Edinburgh UX Talk
Designing voice and natural language experiences
Speech and language technologies have been around for over 30 years and always seem to be at the brink of becoming mainstream. In reality, the main applications over the past couple of decades have been interactive voice response (IVR) systems in contact centres and dictation services.
However, in the last few years a number of advances have started to fundamentally change the landscape. Core speech recognition capability has improved dramatically with the invention of deep neural networks and increases in computing power. This has provided recognition accuracy much closer to an acceptable level for everyday users, helping to drive adoption. The rise of the mobile device and fast data connections has allowed hosted speech capabilities to be available to all in the guise of Cortana, Siri and Google Now. Smaller screens encourage users to find other ways to interact and, crucially, people are beginning to enjoy interacting with natural speech dialogues.
In the coming years it's predicted that speech and natural language interfaces are likely to become much more prevalent. This will be driven by a number of factors. Firstly, users will become used to and more reliant upon virtual personal assistants like Siri, Cortana and Facebook M. Speech and natural language interfaces are likely to become the most natural way of interacting with these assistants. Secondly, the rise of the Internet of Things and the connected home is creating a deluge of devices with limited or no visual interface. Speech is one of the most natural interfaces with these devices - either directly or through an always on, home based personal assistant, like Amazon's Echo. Thirdly, businesses are starting to see benefits in enabling enterprise virtual agents, like Nuance's Nina, to provide automated chat and self service capabilities or enable simplified access to complex information on the web or smartphone.

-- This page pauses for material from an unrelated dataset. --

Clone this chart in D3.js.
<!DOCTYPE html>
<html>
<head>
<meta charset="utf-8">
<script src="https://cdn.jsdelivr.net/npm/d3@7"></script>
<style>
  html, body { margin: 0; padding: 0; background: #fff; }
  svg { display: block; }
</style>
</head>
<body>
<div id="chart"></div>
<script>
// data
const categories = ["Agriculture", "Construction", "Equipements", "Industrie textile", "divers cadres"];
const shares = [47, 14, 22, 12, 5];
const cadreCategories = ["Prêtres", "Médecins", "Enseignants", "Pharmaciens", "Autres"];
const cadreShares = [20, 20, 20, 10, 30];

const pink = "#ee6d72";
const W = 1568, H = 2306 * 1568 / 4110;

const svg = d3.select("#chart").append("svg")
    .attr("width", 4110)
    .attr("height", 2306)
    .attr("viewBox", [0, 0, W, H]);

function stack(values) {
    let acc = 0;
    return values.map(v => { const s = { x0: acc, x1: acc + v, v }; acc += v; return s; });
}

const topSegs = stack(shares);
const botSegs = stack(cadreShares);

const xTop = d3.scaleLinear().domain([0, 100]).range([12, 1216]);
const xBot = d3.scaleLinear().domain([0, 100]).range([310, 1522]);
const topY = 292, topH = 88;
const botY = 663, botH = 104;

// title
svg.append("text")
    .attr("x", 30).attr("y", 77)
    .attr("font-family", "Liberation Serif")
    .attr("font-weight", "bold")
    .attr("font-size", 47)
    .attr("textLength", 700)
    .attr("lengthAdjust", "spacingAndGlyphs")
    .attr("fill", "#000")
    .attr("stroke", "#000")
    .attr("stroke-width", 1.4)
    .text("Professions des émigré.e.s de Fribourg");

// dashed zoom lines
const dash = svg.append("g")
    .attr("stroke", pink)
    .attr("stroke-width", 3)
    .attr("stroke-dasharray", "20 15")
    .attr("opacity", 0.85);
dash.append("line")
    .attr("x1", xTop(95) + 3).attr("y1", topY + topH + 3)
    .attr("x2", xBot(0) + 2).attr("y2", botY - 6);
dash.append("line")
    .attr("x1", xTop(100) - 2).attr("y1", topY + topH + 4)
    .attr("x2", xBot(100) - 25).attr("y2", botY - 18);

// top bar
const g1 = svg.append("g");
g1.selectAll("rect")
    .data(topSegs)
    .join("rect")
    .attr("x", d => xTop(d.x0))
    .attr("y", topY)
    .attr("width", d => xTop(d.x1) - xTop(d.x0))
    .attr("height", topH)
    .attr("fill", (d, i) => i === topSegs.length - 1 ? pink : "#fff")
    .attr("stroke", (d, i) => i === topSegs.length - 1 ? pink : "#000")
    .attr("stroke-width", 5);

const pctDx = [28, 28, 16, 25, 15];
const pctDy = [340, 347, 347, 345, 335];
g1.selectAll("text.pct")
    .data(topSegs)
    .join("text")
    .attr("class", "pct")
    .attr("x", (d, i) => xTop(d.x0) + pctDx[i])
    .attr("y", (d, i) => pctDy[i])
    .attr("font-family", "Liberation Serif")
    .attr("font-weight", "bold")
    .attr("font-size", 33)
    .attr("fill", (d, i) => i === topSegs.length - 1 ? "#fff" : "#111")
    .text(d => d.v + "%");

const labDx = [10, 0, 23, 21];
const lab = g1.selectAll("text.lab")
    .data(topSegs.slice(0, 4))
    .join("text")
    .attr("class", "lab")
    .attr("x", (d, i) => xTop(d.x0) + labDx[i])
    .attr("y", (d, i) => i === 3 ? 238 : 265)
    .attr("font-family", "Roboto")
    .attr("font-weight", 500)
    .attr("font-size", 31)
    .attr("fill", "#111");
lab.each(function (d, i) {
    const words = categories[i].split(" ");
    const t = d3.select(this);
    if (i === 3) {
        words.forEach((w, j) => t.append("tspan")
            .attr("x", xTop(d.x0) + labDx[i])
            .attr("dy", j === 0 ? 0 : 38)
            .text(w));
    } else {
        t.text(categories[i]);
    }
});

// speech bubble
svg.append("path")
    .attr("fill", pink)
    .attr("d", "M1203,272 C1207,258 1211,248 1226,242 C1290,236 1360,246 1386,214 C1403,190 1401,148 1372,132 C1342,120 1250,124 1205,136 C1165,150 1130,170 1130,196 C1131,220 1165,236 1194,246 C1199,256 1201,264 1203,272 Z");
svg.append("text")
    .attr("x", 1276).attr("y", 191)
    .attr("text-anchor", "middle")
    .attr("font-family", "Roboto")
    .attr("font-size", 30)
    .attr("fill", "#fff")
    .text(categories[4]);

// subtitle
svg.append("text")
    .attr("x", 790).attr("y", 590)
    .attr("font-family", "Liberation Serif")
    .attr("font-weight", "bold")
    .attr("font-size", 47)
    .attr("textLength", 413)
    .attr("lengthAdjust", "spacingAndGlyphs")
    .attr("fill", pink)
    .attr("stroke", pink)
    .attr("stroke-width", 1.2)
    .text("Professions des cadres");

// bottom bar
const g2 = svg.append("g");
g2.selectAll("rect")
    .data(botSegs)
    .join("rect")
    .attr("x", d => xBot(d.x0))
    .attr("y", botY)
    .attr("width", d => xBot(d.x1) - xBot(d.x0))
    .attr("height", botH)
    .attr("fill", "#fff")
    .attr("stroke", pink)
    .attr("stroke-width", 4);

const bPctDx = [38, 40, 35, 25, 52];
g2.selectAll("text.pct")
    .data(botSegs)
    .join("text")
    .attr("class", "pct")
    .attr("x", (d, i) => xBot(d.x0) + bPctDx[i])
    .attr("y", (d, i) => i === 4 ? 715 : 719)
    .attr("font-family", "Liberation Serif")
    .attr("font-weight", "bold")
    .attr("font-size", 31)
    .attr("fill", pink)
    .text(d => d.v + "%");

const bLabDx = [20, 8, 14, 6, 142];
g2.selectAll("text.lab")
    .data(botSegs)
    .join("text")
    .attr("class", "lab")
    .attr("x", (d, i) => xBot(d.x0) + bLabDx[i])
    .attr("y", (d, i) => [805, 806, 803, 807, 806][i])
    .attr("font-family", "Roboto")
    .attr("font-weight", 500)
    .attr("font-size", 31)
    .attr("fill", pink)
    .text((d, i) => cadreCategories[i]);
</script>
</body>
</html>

So what does this mean? As consumers increasingly demand lower effort experiences when interacting with products and services, businesses will need to be ready. Understanding how to build speech interfaces into hardware or virtual assistants into your website requires a new skillset. Those businesses getting this right will thrive.

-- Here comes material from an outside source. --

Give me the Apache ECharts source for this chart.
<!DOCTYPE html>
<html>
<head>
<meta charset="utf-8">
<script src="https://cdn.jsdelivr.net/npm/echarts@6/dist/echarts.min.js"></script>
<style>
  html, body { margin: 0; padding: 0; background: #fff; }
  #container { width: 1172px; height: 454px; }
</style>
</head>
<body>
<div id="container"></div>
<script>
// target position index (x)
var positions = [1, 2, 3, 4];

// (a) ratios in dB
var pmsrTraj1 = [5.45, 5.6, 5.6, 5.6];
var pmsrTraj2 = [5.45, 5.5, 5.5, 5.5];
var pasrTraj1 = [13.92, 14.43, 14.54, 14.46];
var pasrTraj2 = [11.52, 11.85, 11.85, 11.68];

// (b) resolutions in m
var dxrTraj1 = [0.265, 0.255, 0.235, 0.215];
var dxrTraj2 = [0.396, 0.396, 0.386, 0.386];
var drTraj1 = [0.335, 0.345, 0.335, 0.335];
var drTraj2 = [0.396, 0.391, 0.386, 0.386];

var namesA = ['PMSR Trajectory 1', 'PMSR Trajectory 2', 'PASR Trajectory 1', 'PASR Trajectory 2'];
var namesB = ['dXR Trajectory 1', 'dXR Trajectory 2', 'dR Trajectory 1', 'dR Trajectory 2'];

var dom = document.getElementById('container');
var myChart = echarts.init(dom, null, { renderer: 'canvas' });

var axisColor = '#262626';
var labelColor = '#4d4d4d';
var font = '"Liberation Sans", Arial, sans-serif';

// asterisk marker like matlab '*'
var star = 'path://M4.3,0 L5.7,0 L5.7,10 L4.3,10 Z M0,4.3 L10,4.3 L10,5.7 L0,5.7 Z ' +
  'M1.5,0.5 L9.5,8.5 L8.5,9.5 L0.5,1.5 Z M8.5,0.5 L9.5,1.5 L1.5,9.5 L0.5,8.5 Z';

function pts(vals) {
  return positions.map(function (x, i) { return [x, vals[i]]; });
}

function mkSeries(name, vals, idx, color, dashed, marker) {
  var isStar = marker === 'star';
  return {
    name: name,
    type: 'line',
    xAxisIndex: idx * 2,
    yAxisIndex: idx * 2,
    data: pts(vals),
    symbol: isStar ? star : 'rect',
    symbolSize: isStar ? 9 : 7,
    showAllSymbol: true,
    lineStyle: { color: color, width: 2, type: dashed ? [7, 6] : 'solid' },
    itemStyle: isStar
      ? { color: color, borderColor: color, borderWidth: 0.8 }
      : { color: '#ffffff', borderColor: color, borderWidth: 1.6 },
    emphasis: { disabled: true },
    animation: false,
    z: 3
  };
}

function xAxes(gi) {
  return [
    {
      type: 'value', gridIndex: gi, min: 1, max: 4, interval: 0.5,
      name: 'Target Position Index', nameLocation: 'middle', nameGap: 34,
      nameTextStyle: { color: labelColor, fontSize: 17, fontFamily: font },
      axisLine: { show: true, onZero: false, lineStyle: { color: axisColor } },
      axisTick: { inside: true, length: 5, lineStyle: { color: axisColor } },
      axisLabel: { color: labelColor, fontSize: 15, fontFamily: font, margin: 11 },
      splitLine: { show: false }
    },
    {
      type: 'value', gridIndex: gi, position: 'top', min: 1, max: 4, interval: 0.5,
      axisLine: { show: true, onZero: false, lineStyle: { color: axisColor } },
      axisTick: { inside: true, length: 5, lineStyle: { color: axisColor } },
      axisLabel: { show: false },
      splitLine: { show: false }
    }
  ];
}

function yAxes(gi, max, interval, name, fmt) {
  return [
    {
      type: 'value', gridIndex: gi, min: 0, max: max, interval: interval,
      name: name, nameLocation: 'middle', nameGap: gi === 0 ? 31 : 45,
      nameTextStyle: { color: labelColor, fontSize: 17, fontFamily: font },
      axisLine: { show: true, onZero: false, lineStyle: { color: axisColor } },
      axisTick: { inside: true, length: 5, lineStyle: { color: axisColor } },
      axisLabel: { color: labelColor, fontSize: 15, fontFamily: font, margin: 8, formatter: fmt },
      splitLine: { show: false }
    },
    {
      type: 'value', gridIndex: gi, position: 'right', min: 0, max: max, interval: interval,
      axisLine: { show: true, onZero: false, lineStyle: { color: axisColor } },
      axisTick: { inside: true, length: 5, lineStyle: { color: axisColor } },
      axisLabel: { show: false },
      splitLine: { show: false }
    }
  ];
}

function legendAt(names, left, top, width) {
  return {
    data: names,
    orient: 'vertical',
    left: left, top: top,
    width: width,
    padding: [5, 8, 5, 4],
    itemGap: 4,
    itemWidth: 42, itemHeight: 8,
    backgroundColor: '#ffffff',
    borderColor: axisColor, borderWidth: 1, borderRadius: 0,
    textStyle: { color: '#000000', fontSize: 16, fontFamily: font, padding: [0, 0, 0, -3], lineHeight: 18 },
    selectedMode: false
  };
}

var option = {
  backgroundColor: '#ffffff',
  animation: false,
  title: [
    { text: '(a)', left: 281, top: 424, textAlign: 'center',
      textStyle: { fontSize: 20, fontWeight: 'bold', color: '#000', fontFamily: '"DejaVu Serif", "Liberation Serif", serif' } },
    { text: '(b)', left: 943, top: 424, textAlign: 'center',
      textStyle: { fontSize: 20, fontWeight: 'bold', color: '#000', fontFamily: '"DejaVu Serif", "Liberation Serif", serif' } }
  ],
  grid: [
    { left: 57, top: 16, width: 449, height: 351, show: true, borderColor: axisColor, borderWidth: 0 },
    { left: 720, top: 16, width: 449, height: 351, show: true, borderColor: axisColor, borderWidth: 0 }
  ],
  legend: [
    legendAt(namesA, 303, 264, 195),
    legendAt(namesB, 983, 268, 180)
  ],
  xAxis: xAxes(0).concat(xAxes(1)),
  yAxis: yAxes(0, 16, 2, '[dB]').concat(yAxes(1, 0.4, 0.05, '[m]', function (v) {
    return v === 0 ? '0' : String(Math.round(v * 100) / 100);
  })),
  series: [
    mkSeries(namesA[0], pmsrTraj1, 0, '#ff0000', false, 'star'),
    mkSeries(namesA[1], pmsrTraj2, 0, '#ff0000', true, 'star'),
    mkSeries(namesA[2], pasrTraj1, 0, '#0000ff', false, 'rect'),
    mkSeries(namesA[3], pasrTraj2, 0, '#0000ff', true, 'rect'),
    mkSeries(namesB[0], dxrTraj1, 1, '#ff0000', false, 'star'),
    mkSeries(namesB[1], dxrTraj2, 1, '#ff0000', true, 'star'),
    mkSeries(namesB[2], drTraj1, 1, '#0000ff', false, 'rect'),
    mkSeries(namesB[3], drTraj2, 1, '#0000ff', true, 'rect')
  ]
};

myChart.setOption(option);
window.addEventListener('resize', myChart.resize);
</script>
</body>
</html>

This workshop will look at the fundamentals of designing for speech and natural language interfaces and equip you to start thinking about how to interact with users in this space.
About the Speaker
Dan Whaley is a senior user experience consultant with Sabio Ltd, a systems integrator specialising in customer contact strategies and solutions. Dan has over ten years' industry experience designing across multiple platforms, specialising in voice and natural language applications. He has lead design and consultancy engagements with numerous blue chip clients in areas including financial services, utilities, retail, logistics and the public sector. He is a passionate believer in the user centred approach. Dan also has a strong technical background in artificial intelligence and speech science and has delivered applications and consultancy in both areas.